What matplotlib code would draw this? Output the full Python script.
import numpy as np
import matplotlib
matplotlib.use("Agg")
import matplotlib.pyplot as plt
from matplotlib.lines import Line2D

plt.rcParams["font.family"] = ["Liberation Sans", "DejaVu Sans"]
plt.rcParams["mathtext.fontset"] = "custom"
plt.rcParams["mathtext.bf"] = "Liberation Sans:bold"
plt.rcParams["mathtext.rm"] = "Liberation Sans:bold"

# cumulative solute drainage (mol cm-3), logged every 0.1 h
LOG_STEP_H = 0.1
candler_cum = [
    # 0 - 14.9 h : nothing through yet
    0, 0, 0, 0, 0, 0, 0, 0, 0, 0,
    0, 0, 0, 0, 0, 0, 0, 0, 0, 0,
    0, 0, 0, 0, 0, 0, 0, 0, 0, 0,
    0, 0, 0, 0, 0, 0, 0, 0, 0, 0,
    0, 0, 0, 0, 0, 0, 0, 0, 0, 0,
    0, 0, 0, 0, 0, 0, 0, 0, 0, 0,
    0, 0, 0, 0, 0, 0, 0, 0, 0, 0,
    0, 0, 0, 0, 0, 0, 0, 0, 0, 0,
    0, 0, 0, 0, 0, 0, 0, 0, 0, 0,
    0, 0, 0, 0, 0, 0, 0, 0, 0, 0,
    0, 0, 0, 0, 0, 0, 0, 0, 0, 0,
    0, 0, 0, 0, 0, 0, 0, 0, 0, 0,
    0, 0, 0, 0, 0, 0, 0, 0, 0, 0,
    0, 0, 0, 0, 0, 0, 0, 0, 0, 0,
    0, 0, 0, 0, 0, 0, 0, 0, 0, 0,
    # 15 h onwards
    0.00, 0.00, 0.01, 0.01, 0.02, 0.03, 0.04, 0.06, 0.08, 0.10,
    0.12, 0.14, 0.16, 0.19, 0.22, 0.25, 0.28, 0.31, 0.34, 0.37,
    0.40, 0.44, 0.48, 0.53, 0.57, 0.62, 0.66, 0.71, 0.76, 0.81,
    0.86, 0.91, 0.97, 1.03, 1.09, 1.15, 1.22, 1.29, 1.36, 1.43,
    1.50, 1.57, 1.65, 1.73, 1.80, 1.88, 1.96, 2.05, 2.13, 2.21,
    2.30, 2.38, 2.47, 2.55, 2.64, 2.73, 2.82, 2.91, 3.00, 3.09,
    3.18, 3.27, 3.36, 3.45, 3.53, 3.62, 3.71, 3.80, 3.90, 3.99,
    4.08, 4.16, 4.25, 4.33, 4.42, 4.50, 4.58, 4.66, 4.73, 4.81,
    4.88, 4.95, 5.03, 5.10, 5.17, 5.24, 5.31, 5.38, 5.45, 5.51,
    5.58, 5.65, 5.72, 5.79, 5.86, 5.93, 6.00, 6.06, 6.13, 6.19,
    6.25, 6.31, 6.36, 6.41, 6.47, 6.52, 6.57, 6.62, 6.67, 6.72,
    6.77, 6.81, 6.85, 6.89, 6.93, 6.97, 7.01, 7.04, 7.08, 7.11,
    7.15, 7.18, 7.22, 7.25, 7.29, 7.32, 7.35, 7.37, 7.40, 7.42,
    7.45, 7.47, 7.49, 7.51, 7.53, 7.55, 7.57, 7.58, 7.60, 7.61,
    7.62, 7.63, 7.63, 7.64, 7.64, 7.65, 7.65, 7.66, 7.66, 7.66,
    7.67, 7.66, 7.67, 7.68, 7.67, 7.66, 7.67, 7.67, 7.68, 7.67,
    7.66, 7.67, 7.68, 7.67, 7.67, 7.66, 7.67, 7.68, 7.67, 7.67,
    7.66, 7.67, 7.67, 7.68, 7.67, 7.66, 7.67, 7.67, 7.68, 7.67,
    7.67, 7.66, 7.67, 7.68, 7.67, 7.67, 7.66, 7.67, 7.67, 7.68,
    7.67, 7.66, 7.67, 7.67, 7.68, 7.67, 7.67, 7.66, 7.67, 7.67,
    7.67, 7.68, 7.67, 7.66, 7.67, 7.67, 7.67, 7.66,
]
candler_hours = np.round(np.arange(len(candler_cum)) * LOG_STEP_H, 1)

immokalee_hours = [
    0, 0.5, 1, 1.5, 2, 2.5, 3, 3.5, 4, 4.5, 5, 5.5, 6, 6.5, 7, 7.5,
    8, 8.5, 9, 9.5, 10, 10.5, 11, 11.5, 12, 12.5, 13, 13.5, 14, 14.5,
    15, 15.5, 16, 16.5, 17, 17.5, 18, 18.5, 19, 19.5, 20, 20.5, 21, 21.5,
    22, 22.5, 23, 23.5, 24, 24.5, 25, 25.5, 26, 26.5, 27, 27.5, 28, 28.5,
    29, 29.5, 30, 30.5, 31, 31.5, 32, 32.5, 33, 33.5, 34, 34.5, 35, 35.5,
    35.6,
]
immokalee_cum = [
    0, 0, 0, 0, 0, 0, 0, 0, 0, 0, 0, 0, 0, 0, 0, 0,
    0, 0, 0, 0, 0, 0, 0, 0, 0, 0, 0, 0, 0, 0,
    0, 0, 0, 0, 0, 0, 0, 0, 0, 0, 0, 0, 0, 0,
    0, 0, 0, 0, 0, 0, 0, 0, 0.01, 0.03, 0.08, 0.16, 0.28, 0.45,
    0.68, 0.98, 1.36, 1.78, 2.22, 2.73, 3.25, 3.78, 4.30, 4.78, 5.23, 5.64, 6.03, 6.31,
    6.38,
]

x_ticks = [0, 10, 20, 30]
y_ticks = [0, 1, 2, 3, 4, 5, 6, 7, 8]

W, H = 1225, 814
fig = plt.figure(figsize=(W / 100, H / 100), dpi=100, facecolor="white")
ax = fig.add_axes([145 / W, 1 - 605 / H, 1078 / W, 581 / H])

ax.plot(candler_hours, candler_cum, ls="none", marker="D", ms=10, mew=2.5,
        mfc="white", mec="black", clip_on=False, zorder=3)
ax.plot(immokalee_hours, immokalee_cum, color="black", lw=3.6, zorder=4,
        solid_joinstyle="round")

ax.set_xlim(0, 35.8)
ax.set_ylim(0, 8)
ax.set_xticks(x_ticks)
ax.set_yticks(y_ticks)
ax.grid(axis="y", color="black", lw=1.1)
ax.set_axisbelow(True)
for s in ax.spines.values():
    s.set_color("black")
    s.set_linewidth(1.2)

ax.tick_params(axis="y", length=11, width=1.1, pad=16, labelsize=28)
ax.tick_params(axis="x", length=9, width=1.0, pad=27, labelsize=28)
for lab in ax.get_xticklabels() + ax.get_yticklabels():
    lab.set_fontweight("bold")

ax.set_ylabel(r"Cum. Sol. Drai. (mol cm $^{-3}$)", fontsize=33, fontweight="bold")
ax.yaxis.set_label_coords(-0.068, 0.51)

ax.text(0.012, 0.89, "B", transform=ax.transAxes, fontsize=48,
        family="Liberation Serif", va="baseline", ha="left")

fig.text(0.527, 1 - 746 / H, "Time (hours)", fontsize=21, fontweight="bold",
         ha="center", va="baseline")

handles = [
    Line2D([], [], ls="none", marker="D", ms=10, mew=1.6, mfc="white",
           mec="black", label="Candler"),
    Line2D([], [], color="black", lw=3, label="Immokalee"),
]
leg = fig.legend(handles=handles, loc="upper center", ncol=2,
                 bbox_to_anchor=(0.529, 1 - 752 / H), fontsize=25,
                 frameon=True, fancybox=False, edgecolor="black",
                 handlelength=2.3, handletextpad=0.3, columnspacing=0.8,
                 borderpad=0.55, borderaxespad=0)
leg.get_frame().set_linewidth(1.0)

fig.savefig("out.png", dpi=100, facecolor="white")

-*-

** WORK TO BE COMPLETED **
Nothing should be left out: repeat all of the data exactly.

** RESPONSE **
What matplotlib code would draw this? Output the full Python script.
import numpy as np
import matplotlib
matplotlib.use("Agg")
import matplotlib.pyplot as plt
from matplotlib.lines import Line2D

plt.rcParams["font.family"] = ["Liberation Sans", "DejaVu Sans"]
plt.rcParams["mathtext.fontset"] = "custom"
plt.rcParams["mathtext.bf"] = "Liberation Sans:bold"
plt.rcParams["mathtext.rm"] = "Liberation Sans:bold"

# cumulative solute drainage (mol cm-3), logged every 0.1 h
LOG_STEP_H = 0.1
candler_cum = [
    # 0 - 14.9 h : nothing through yet
    0, 0, 0, 0, 0, 0, 0, 0, 0, 0,
    0, 0, 0, 0, 0, 0, 0, 0, 0, 0,
    0, 0, 0, 0, 0, 0, 0, 0, 0, 0,
    0, 0, 0, 0, 0, 0, 0, 0, 0, 0,
    0, 0, 0, 0, 0, 0, 0, 0, 0, 0,
    0, 0, 0, 0, 0, 0, 0, 0, 0, 0,
    0, 0, 0, 0, 0, 0, 0, 0, 0, 0,
    0, 0, 0, 0, 0, 0, 0, 0, 0, 0,
    0, 0, 0, 0, 0, 0, 0, 0, 0, 0,
    0, 0, 0, 0, 0, 0, 0, 0, 0, 0,
    0, 0, 0, 0, 0, 0, 0, 0, 0, 0,
    0, 0, 0, 0, 0, 0, 0, 0, 0, 0,
    0, 0, 0, 0, 0, 0, 0, 0, 0, 0,
    0, 0, 0, 0, 0, 0, 0, 0, 0, 0,
    0, 0, 0, 0, 0, 0, 0, 0, 0, 0,
    # 15 h onwards
    0.00, 0.00, 0.01, 0.01, 0.02, 0.03, 0.04, 0.06, 0.08, 0.10,
    0.12, 0.14, 0.16, 0.19, 0.22, 0.25, 0.28, 0.31, 0.34, 0.37,
    0.40, 0.44, 0.48, 0.53, 0.57, 0.62, 0.66, 0.71, 0.76, 0.81,
    0.86, 0.91, 0.97, 1.03, 1.09, 1.15, 1.22, 1.29, 1.36, 1.43,
    1.50, 1.57, 1.65, 1.73, 1.80, 1.88, 1.96, 2.05, 2.13, 2.21,
    2.30, 2.38, 2.47, 2.55, 2.64, 2.73, 2.82, 2.91, 3.00, 3.09,
    3.18, 3.27, 3.36, 3.45, 3.53, 3.62, 3.71, 3.80, 3.90, 3.99,
    4.08, 4.16, 4.25, 4.33, 4.42, 4.50, 4.58, 4.66, 4.73, 4.81,
    4.88, 4.95, 5.03, 5.10, 5.17, 5.24, 5.31, 5.38, 5.45, 5.51,
    5.58, 5.65, 5.72, 5.79, 5.86, 5.93, 6.00, 6.06, 6.13, 6.19,
    6.25, 6.31, 6.36, 6.41, 6.47, 6.52, 6.57, 6.62, 6.67, 6.72,
    6.77, 6.81, 6.85, 6.89, 6.93, 6.97, 7.01, 7.04, 7.08, 7.11,
    7.15, 7.18, 7.22, 7.25, 7.29, 7.32, 7.35, 7.37, 7.40, 7.42,
    7.45, 7.47, 7.49, 7.51, 7.53, 7.55, 7.57, 7.58, 7.60, 7.61,
    7.62, 7.63, 7.63, 7.64, 7.64, 7.65, 7.65, 7.66, 7.66, 7.66,
    7.67, 7.66, 7.67, 7.68, 7.67, 7.66, 7.67, 7.67, 7.68, 7.67,
    7.66, 7.67, 7.68, 7.67, 7.67, 7.66, 7.67, 7.68, 7.67, 7.67,
    7.66, 7.67, 7.67, 7.68, 7.67, 7.66, 7.67, 7.67, 7.68, 7.67,
    7.67, 7.66, 7.67, 7.68, 7.67, 7.67, 7.66, 7.67, 7.67, 7.68,
    7.67, 7.66, 7.67, 7.67, 7.68, 7.67, 7.67, 7.66, 7.67, 7.67,
    7.67, 7.68, 7.67, 7.66, 7.67, 7.67, 7.67, 7.66,
]
candler_hours = np.round(np.arange(len(candler_cum)) * LOG_STEP_H, 1)

immokalee_hours = [
    0, 0.5, 1, 1.5, 2, 2.5, 3, 3.5, 4, 4.5, 5, 5.5, 6, 6.5, 7, 7.5,
    8, 8.5, 9, 9.5, 10, 10.5, 11, 11.5, 12, 12.5, 13, 13.5, 14, 14.5,
    15, 15.5, 16, 16.5, 17, 17.5, 18, 18.5, 19, 19.5, 20, 20.5, 21, 21.5,
    22, 22.5, 23, 23.5, 24, 24.5, 25, 25.5, 26, 26.5, 27, 27.5, 28, 28.5,
    29, 29.5, 30, 30.5, 31, 31.5, 32, 32.5, 33, 33.5, 34, 34.5, 35, 35.5,
    35.6,
]
immokalee_cum = [
    0, 0, 0, 0, 0, 0, 0, 0, 0, 0, 0, 0, 0, 0, 0, 0,
    0, 0, 0, 0, 0, 0, 0, 0, 0, 0, 0, 0, 0, 0,
    0, 0, 0, 0, 0, 0, 0, 0, 0, 0, 0, 0, 0, 0,
    0, 0, 0, 0, 0, 0, 0, 0, 0.01, 0.03, 0.08, 0.16, 0.28, 0.45,
    0.68, 0.98, 1.36, 1.78, 2.22, 2.73, 3.25, 3.78, 4.30, 4.78, 5.23, 5.64, 6.03, 6.31,
    6.38,
]

x_ticks = [0, 10, 20, 30]
y_ticks = [0, 1, 2, 3, 4, 5, 6, 7, 8]

W, H = 1225, 814
fig = plt.figure(figsize=(W / 100, H / 100), dpi=100, facecolor="white")
ax = fig.add_axes([145 / W, 1 - 605 / H, 1078 / W, 581 / H])

ax.plot(candler_hours, candler_cum, ls="none", marker="D", ms=10, mew=2.5,
        mfc="white", mec="black", clip_on=False, zorder=3)
ax.plot(immokalee_hours, immokalee_cum, color="black", lw=3.6, zorder=4,
        solid_joinstyle="round")

ax.set_xlim(0, 35.8)
ax.set_ylim(0, 8)
ax.set_xticks(x_ticks)
ax.set_yticks(y_ticks)
ax.grid(axis="y", color="black", lw=1.1)
ax.set_axisbelow(True)
for s in ax.spines.values():
    s.set_color("black")
    s.set_linewidth(1.2)

ax.tick_params(axis="y", length=11, width=1.1, pad=16, labelsize=28)
ax.tick_params(axis="x", length=9, width=1.0, pad=27, labelsize=28)
for lab in ax.get_xticklabels() + ax.get_yticklabels():
    lab.set_fontweight("bold")

ax.set_ylabel(r"Cum. Sol. Drai. (mol cm $^{-3}$)", fontsize=33, fontweight="bold")
ax.yaxis.set_label_coords(-0.068, 0.51)

ax.text(0.012, 0.89, "B", transform=ax.transAxes, fontsize=48,
        family="Liberation Serif", va="baseline", ha="left")

fig.text(0.527, 1 - 746 / H, "Time (hours)", fontsize=21, fontweight="bold",
         ha="center", va="baseline")

handles = [
    Line2D([], [], ls="none", marker="D", ms=10, mew=1.6, mfc="white",
           mec="black", label="Candler"),
    Line2D([], [], color="black", lw=3, label="Immokalee"),
]
leg = fig.legend(handles=handles, loc="upper center", ncol=2,
                 bbox_to_anchor=(0.529, 1 - 752 / H), fontsize=25,
                 frameon=True, fancybox=False, edgecolor="black",
                 handlelength=2.3, handletextpad=0.3, columnspacing=0.8,
                 borderpad=0.55, borderaxespad=0)
leg.get_frame().set_linewidth(1.0)

fig.savefig("out.png", dpi=100, facecolor="white")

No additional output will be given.